- _Task_
All of the material should be reproduced exactly, with pictures left out.

- _Data provided_
########
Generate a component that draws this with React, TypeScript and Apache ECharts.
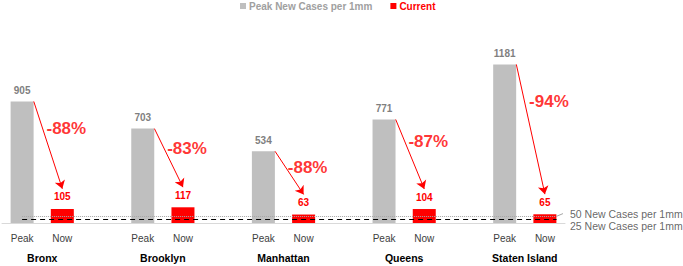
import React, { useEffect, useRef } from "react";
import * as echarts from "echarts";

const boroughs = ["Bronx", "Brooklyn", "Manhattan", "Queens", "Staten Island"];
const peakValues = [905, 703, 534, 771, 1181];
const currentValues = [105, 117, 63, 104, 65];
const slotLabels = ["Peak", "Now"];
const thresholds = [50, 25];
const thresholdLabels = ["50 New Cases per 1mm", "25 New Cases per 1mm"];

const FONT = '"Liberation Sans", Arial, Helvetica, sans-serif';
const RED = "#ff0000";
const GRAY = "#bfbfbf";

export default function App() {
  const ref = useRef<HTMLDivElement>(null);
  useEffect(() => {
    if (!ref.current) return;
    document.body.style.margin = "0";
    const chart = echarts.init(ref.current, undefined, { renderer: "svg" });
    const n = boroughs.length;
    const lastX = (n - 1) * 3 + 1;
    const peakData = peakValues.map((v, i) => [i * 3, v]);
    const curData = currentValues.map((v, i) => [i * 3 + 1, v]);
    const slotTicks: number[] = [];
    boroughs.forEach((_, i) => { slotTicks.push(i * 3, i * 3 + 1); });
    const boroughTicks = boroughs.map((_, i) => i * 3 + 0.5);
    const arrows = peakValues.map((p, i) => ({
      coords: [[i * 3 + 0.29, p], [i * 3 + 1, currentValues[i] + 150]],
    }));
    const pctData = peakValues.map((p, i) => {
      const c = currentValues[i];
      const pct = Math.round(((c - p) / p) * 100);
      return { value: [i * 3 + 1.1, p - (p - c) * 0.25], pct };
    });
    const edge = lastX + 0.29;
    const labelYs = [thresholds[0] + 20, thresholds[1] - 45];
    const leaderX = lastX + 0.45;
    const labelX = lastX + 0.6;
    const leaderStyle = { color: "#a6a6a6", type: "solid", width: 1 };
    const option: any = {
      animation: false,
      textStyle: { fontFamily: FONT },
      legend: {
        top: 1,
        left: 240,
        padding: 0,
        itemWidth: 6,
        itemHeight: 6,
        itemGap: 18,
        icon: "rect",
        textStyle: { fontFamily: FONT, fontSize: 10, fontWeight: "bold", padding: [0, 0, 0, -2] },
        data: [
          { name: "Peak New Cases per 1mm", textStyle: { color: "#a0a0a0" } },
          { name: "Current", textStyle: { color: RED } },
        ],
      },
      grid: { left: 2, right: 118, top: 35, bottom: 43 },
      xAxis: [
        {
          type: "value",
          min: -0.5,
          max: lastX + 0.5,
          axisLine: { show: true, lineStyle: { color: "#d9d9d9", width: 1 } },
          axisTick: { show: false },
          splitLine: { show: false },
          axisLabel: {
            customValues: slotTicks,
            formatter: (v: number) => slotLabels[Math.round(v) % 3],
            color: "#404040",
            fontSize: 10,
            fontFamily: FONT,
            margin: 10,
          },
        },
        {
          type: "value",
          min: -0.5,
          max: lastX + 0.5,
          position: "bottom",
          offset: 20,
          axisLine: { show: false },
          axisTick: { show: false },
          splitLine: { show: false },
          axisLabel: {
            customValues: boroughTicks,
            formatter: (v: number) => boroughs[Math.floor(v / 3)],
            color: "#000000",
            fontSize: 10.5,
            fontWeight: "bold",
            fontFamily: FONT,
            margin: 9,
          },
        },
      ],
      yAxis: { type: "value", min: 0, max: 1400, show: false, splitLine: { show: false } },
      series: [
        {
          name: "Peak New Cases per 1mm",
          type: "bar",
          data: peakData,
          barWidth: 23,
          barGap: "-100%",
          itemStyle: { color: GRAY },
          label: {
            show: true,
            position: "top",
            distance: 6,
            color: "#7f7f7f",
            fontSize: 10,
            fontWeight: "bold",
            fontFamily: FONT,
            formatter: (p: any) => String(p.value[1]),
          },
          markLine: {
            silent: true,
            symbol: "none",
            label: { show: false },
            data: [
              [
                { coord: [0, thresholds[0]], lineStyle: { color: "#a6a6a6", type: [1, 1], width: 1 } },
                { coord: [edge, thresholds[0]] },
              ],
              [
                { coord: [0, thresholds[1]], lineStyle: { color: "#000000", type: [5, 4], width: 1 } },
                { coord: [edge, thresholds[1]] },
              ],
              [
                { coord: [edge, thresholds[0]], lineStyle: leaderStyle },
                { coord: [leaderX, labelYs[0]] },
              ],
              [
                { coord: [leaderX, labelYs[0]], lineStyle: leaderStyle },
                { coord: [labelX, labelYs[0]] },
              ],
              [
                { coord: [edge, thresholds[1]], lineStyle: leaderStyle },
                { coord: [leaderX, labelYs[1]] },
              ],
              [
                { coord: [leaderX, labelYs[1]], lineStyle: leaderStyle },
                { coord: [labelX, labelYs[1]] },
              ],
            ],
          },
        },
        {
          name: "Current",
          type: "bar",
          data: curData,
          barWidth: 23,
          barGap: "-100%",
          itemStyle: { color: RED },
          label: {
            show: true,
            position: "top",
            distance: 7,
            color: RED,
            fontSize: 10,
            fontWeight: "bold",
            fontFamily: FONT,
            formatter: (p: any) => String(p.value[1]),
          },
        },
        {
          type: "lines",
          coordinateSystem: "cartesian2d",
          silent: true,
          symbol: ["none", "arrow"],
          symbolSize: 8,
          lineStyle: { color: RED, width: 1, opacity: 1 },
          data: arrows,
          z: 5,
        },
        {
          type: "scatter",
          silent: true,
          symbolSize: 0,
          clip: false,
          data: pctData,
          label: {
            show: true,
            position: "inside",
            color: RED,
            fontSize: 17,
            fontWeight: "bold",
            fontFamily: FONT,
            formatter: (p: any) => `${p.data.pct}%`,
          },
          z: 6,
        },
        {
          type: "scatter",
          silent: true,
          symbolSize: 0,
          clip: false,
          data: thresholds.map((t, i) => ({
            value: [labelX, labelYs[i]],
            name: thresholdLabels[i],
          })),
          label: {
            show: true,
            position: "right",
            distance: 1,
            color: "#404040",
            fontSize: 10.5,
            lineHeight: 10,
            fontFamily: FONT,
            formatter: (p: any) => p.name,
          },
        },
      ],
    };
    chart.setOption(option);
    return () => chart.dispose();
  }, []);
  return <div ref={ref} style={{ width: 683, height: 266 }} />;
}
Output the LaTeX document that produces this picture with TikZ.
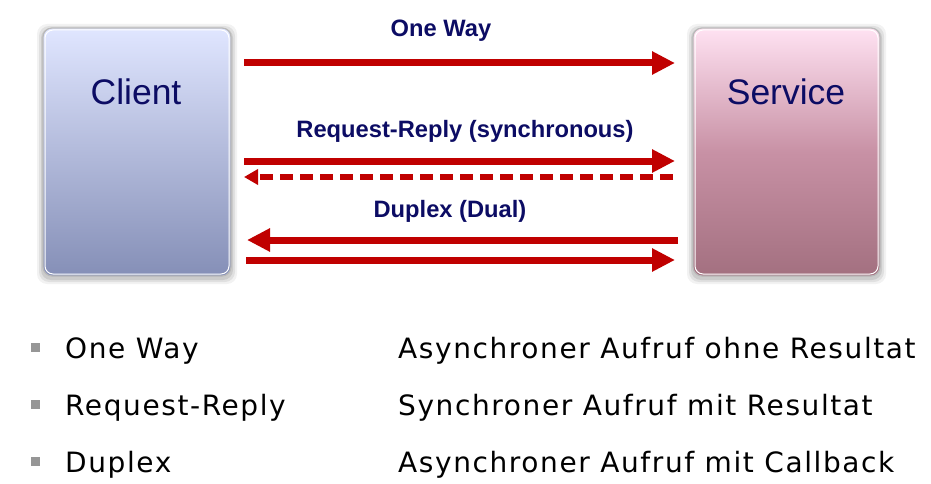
########
- _Answer_
Generate a component that draws this with React, TypeScript and Apache ECharts.
import React, { useEffect, useRef } from "react";
import * as echarts from "echarts";

const boroughs = ["Bronx", "Brooklyn", "Manhattan", "Queens", "Staten Island"];
const peakValues = [905, 703, 534, 771, 1181];
const currentValues = [105, 117, 63, 104, 65];
const slotLabels = ["Peak", "Now"];
const thresholds = [50, 25];
const thresholdLabels = ["50 New Cases per 1mm", "25 New Cases per 1mm"];

const FONT = '"Liberation Sans", Arial, Helvetica, sans-serif';
const RED = "#ff0000";
const GRAY = "#bfbfbf";

export default function App() {
  const ref = useRef<HTMLDivElement>(null);
  useEffect(() => {
    if (!ref.current) return;
    document.body.style.margin = "0";
    const chart = echarts.init(ref.current, undefined, { renderer: "svg" });
    const n = boroughs.length;
    const lastX = (n - 1) * 3 + 1;
    const peakData = peakValues.map((v, i) => [i * 3, v]);
    const curData = currentValues.map((v, i) => [i * 3 + 1, v]);
    const slotTicks: number[] = [];
    boroughs.forEach((_, i) => { slotTicks.push(i * 3, i * 3 + 1); });
    const boroughTicks = boroughs.map((_, i) => i * 3 + 0.5);
    const arrows = peakValues.map((p, i) => ({
      coords: [[i * 3 + 0.29, p], [i * 3 + 1, currentValues[i] + 150]],
    }));
    const pctData = peakValues.map((p, i) => {
      const c = currentValues[i];
      const pct = Math.round(((c - p) / p) * 100);
      return { value: [i * 3 + 1.1, p - (p - c) * 0.25], pct };
    });
    const edge = lastX + 0.29;
    const labelYs = [thresholds[0] + 20, thresholds[1] - 45];
    const leaderX = lastX + 0.45;
    const labelX = lastX + 0.6;
    const leaderStyle = { color: "#a6a6a6", type: "solid", width: 1 };
    const option: any = {
      animation: false,
      textStyle: { fontFamily: FONT },
      legend: {
        top: 1,
        left: 240,
        padding: 0,
        itemWidth: 6,
        itemHeight: 6,
        itemGap: 18,
        icon: "rect",
        textStyle: { fontFamily: FONT, fontSize: 10, fontWeight: "bold", padding: [0, 0, 0, -2] },
        data: [
          { name: "Peak New Cases per 1mm", textStyle: { color: "#a0a0a0" } },
          { name: "Current", textStyle: { color: RED } },
        ],
      },
      grid: { left: 2, right: 118, top: 35, bottom: 43 },
      xAxis: [
        {
          type: "value",
          min: -0.5,
          max: lastX + 0.5,
          axisLine: { show: true, lineStyle: { color: "#d9d9d9", width: 1 } },
          axisTick: { show: false },
          splitLine: { show: false },
          axisLabel: {
            customValues: slotTicks,
            formatter: (v: number) => slotLabels[Math.round(v) % 3],
            color: "#404040",
            fontSize: 10,
            fontFamily: FONT,
            margin: 10,
          },
        },
        {
          type: "value",
          min: -0.5,
          max: lastX + 0.5,
          position: "bottom",
          offset: 20,
          axisLine: { show: false },
          axisTick: { show: false },
          splitLine: { show: false },
          axisLabel: {
            customValues: boroughTicks,
            formatter: (v: number) => boroughs[Math.floor(v / 3)],
            color: "#000000",
            fontSize: 10.5,
            fontWeight: "bold",
            fontFamily: FONT,
            margin: 9,
          },
        },
      ],
      yAxis: { type: "value", min: 0, max: 1400, show: false, splitLine: { show: false } },
      series: [
        {
          name: "Peak New Cases per 1mm",
          type: "bar",
          data: peakData,
          barWidth: 23,
          barGap: "-100%",
          itemStyle: { color: GRAY },
          label: {
            show: true,
            position: "top",
            distance: 6,
            color: "#7f7f7f",
            fontSize: 10,
            fontWeight: "bold",
            fontFamily: FONT,
            formatter: (p: any) => String(p.value[1]),
          },
          markLine: {
            silent: true,
            symbol: "none",
            label: { show: false },
            data: [
              [
                { coord: [0, thresholds[0]], lineStyle: { color: "#a6a6a6", type: [1, 1], width: 1 } },
                { coord: [edge, thresholds[0]] },
              ],
              [
                { coord: [0, thresholds[1]], lineStyle: { color: "#000000", type: [5, 4], width: 1 } },
                { coord: [edge, thresholds[1]] },
              ],
              [
                { coord: [edge, thresholds[0]], lineStyle: leaderStyle },
                { coord: [leaderX, labelYs[0]] },
              ],
              [
                { coord: [leaderX, labelYs[0]], lineStyle: leaderStyle },
                { coord: [labelX, labelYs[0]] },
              ],
              [
                { coord: [edge, thresholds[1]], lineStyle: leaderStyle },
                { coord: [leaderX, labelYs[1]] },
              ],
              [
                { coord: [leaderX, labelYs[1]], lineStyle: leaderStyle },
                { coord: [labelX, labelYs[1]] },
              ],
            ],
          },
        },
        {
          name: "Current",
          type: "bar",
          data: curData,
          barWidth: 23,
          barGap: "-100%",
          itemStyle: { color: RED },
          label: {
            show: true,
            position: "top",
            distance: 7,
            color: RED,
            fontSize: 10,
            fontWeight: "bold",
            fontFamily: FONT,
            formatter: (p: any) => String(p.value[1]),
          },
        },
        {
          type: "lines",
          coordinateSystem: "cartesian2d",
          silent: true,
          symbol: ["none", "arrow"],
          symbolSize: 8,
          lineStyle: { color: RED, width: 1, opacity: 1 },
          data: arrows,
          z: 5,
        },
        {
          type: "scatter",
          silent: true,
          symbolSize: 0,
          clip: false,
          data: pctData,
          label: {
            show: true,
            position: "inside",
            color: RED,
            fontSize: 17,
            fontWeight: "bold",
            fontFamily: FONT,
            formatter: (p: any) => `${p.data.pct}%`,
          },
          z: 6,
        },
        {
          type: "scatter",
          silent: true,
          symbolSize: 0,
          clip: false,
          data: thresholds.map((t, i) => ({
            value: [labelX, labelYs[i]],
            name: thresholdLabels[i],
          })),
          label: {
            show: true,
            position: "right",
            distance: 1,
            color: "#404040",
            fontSize: 10.5,
            lineHeight: 10,
            fontFamily: FONT,
            formatter: (p: any) => p.name,
          },
        },
      ],
    };
    chart.setOption(option);
    return () => chart.dispose();
  }, []);
  return <div ref={ref} style={{ width: 683, height: 266 }} />;
}
Output the LaTeX document that produces this picture with TikZ.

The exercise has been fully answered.